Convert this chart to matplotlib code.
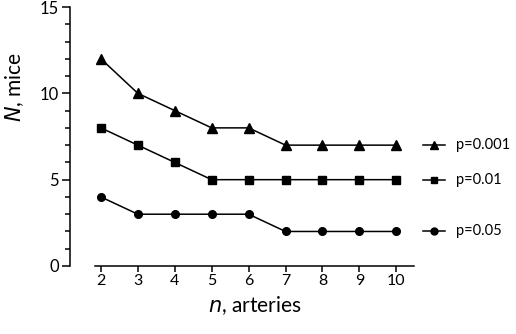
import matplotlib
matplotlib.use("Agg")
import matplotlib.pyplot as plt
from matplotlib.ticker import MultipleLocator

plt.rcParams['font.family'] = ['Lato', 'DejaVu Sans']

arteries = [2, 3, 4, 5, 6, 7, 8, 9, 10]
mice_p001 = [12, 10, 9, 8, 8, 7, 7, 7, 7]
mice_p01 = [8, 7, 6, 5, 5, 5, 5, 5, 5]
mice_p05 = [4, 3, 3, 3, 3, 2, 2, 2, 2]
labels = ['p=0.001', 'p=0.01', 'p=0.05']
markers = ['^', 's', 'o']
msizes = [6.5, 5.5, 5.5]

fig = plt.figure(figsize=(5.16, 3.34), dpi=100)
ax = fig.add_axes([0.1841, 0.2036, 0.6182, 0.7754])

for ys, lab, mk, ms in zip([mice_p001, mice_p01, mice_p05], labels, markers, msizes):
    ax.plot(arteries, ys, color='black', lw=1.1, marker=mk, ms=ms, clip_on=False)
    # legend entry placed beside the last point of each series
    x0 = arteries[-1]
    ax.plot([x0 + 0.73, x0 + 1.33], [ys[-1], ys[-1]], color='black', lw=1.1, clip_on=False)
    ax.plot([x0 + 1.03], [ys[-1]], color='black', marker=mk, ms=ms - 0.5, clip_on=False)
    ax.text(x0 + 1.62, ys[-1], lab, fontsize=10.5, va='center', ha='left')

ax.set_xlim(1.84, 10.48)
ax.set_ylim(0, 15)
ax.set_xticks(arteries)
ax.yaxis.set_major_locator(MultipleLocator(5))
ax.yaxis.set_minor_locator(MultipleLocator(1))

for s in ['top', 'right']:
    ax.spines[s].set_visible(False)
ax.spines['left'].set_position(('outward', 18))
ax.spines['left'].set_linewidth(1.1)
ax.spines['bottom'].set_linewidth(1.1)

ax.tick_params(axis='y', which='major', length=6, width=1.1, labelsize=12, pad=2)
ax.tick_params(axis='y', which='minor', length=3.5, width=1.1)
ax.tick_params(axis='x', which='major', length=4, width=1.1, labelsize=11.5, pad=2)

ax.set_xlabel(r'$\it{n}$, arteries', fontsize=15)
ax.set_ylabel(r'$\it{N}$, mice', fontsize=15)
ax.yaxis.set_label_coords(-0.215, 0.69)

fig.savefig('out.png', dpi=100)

=-=-=-=-=

**Problem details**
Give again, exactly, the lines from the start of the data through the one holding "ax = fig.add_axes([0.1841, 0.2036, 0.6182, 0.7754])"; omit the pictures.

**The answer**
Convert this chart to matplotlib code.
import matplotlib
matplotlib.use("Agg")
import matplotlib.pyplot as plt
from matplotlib.ticker import MultipleLocator

plt.rcParams['font.family'] = ['Lato', 'DejaVu Sans']

arteries = [2, 3, 4, 5, 6, 7, 8, 9, 10]
mice_p001 = [12, 10, 9, 8, 8, 7, 7, 7, 7]
mice_p01 = [8, 7, 6, 5, 5, 5, 5, 5, 5]
mice_p05 = [4, 3, 3, 3, 3, 2, 2, 2, 2]
labels = ['p=0.001', 'p=0.01', 'p=0.05']
markers = ['^', 's', 'o']
msizes = [6.5, 5.5, 5.5]

fig = plt.figure(figsize=(5.16, 3.34), dpi=100)
ax = fig.add_axes([0.1841, 0.2036, 0.6182, 0.7754])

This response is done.